Journal (Eugène Delacroix)/14 décembre 1853

Texte établi par Paul Flat, René PiotPlon (tome 2p. 294-295).

14 décembre. — Dîné chez Riesener avec Pierret. J’étais invité chez la princesse et j’espérais y aller le soir. Je suis resté rue Bayard. — Le soir, dans l’atelier, où j’ai fait un fusain d’après un torse de la Renaissance, pour un essai du fixatif que Riesener emploie.

Je suis revenu avec Pierret, par la gelée qui s’est déclarée dans l’après-midi et par un clair de lune admirable. Je lui ai rappelé, dans les Champs-Élysées, qu’à cette même place, il y a plus de trente ans, nous revenions ensemble, vers la même heure, de Saint-Germain, où nous avions été voir la mère de Soulier, à pied, s’il vous plaît, et par une gelée intense… Était-ce bien le même Pierret que j’avais sous le bras ? Que de feu dans notre amitié ! que de glace à présent[1] !… Il m’a parlé des magnifiques projets qu’on fait pour les Champs-Élysées.
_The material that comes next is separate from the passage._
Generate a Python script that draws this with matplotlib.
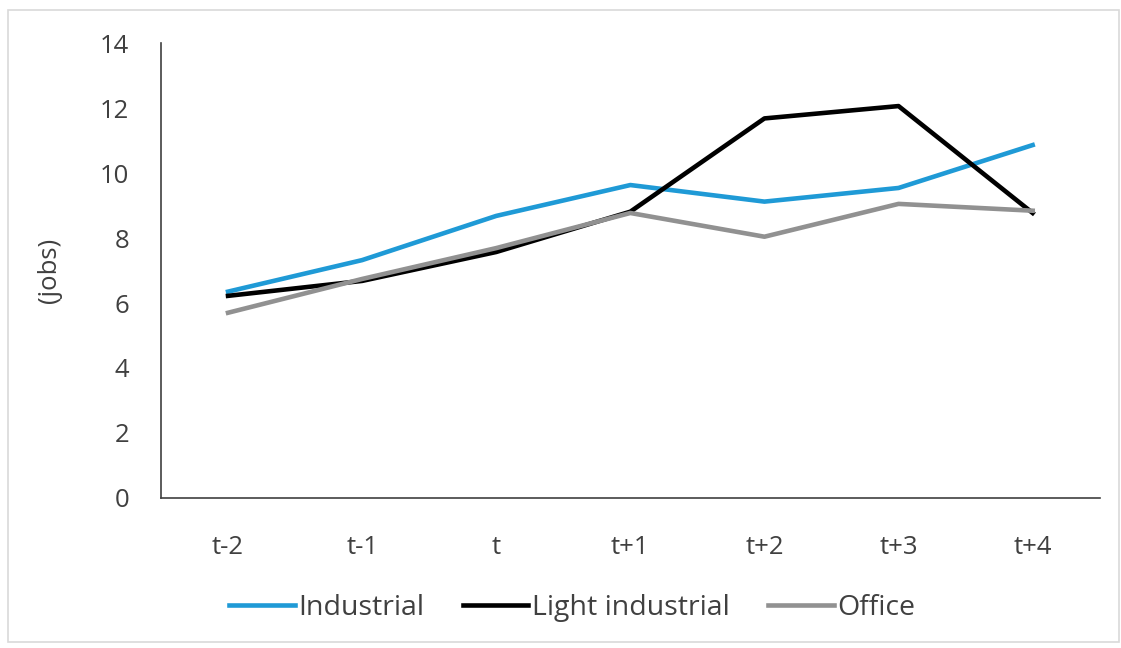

Des pelouses à l’anglaise remplaceront les vieux arbres. Les balustrades de la place ont disparu ; l’obélisque va les suivre pour être mis je ne sais où. Il faut absolument que l’homme s’en aille, pour ne pas assister, lui si fragile, à la ruine de tous les objets contemporains de son passage d’un moment. Voilà que je ne reconnais plus mon ami, parce que trente ans ont passé sur mes sentiments. Si je l’avais perdu il y a quinze ans, je l’eusse regretté éternellement ; mais je n’ai pas encore eu le temps de me dégoûter de la vue des arbres et des monuments que j’ai vus toute ma vie. J’aurais voulu les voir jusqu’à la fin.

  1. Ce passage, qui nous avait échappé au moment d’écrire notre Étude, vient encore à l’appui de ce que nous avons dit sur le sentiment d’amitié chez Delacroix, et contribue à détruire la légende qu’on s’était plu à former.